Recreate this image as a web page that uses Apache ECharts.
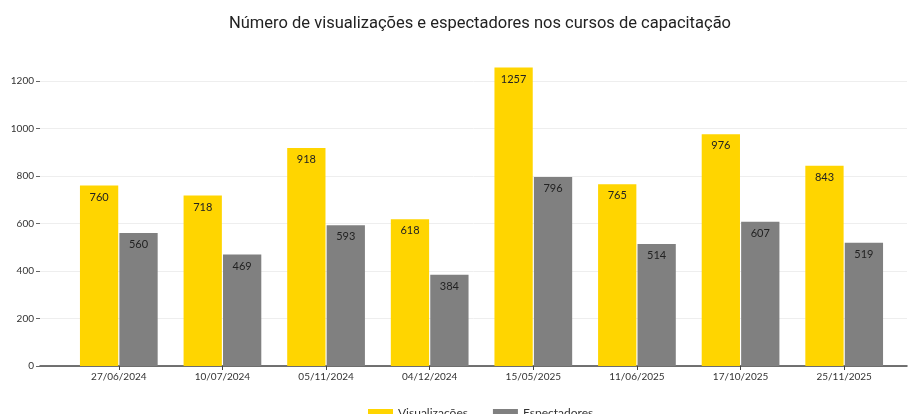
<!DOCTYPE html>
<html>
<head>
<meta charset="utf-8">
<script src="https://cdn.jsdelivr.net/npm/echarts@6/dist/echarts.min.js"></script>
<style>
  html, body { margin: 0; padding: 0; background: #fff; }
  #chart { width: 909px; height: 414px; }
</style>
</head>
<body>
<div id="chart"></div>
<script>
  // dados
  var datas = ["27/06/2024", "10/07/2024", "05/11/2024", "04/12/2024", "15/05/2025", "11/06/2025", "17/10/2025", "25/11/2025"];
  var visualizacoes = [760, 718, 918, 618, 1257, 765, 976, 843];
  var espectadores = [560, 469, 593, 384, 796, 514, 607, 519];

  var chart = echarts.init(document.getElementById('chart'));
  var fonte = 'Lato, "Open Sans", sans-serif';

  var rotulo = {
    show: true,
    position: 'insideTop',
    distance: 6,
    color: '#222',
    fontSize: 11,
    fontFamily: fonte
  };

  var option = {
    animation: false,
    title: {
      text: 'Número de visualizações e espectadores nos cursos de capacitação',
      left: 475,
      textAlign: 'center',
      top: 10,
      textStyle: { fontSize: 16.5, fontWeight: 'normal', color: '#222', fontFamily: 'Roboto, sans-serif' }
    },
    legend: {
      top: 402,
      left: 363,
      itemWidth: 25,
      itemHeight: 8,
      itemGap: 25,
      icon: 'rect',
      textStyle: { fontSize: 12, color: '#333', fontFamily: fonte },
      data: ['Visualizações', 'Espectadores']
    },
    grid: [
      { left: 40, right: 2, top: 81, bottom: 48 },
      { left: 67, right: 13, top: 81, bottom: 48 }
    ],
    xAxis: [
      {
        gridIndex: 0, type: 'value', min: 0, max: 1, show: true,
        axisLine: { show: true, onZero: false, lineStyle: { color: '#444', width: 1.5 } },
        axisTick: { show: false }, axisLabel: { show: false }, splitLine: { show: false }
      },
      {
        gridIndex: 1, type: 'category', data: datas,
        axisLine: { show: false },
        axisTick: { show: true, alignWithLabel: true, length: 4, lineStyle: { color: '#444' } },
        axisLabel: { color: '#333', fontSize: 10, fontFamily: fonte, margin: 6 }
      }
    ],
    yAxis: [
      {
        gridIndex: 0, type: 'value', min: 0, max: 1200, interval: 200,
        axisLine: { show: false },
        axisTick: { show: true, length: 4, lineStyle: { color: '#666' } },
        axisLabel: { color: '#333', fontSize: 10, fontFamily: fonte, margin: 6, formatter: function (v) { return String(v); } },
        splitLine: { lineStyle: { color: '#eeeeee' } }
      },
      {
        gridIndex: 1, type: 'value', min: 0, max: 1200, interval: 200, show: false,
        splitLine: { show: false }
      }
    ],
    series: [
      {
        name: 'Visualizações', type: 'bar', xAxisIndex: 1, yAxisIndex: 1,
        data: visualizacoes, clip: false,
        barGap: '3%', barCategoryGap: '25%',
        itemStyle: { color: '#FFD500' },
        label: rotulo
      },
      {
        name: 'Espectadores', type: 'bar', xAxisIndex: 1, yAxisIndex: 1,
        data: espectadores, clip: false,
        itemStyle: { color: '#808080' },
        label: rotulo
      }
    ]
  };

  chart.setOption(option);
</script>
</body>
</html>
###
Prompt: Retype everything in the material word for word, minus pictures.

Result for this exercise:
Recreate this image as a web page that uses Apache ECharts.
<!DOCTYPE html>
<html>
<head>
<meta charset="utf-8">
<script src="https://cdn.jsdelivr.net/npm/echarts@6/dist/echarts.min.js"></script>
<style>
  html, body { margin: 0; padding: 0; background: #fff; }
  #chart { width: 909px; height: 414px; }
</style>
</head>
<body>
<div id="chart"></div>
<script>
  // dados
  var datas = ["27/06/2024", "10/07/2024", "05/11/2024", "04/12/2024", "15/05/2025", "11/06/2025", "17/10/2025", "25/11/2025"];
  var visualizacoes = [760, 718, 918, 618, 1257, 765, 976, 843];
  var espectadores = [560, 469, 593, 384, 796, 514, 607, 519];

  var chart = echarts.init(document.getElementById('chart'));
  var fonte = 'Lato, "Open Sans", sans-serif';

  var rotulo = {
    show: true,
    position: 'insideTop',
    distance: 6,
    color: '#222',
    fontSize: 11,
    fontFamily: fonte
  };

  var option = {
    animation: false,
    title: {
      text: 'Número de visualizações e espectadores nos cursos de capacitação',
      left: 475,
      textAlign: 'center',
      top: 10,
      textStyle: { fontSize: 16.5, fontWeight: 'normal', color: '#222', fontFamily: 'Roboto, sans-serif' }
    },
    legend: {
      top: 402,
      left: 363,
      itemWidth: 25,
      itemHeight: 8,
      itemGap: 25,
      icon: 'rect',
      textStyle: { fontSize: 12, color: '#333', fontFamily: fonte },
      data: ['Visualizações', 'Espectadores']
    },
    grid: [
      { left: 40, right: 2, top: 81, bottom: 48 },
      { left: 67, right: 13, top: 81, bottom: 48 }
    ],
    xAxis: [
      {
        gridIndex: 0, type: 'value', min: 0, max: 1, show: true,
        axisLine: { show: true, onZero: false, lineStyle: { color: '#444', width: 1.5 } },
        axisTick: { show: false }, axisLabel: { show: false }, splitLine: { show: false }
      },
      {
        gridIndex: 1, type: 'category', data: datas,
        axisLine: { show: false },
        axisTick: { show: true, alignWithLabel: true, length: 4, lineStyle: { color: '#444' } },
        axisLabel: { color: '#333', fontSize: 10, fontFamily: fonte, margin: 6 }
      }
    ],
    yAxis: [
      {
        gridIndex: 0, type: 'value', min: 0, max: 1200, interval: 200,
        axisLine: { show: false },
        axisTick: { show: true, length: 4, lineStyle: { color: '#666' } },
        axisLabel: { color: '#333', fontSize: 10, fontFamily: fonte, margin: 6, formatter: function (v) { return String(v); } },
        splitLine: { lineStyle: { color: '#eeeeee' } }
      },
      {
        gridIndex: 1, type: 'value', min: 0, max: 1200, interval: 200, show: false,
        splitLine: { show: false }
      }
    ],
    series: [
      {
        name: 'Visualizações', type: 'bar', xAxisIndex: 1, yAxisIndex: 1,
        data: visualizacoes, clip: false,
        barGap: '3%', barCategoryGap: '25%',
        itemStyle: { color: '#FFD500' },
        label: rotulo
      },
      {
        name: 'Espectadores', type: 'bar', xAxisIndex: 1, yAxisIndex: 1,
        data: espectadores, clip: false,
        itemStyle: { color: '#808080' },
        label: rotulo
      }
    ]
  };

  chart.setOption(option);
</script>
</body>
</html>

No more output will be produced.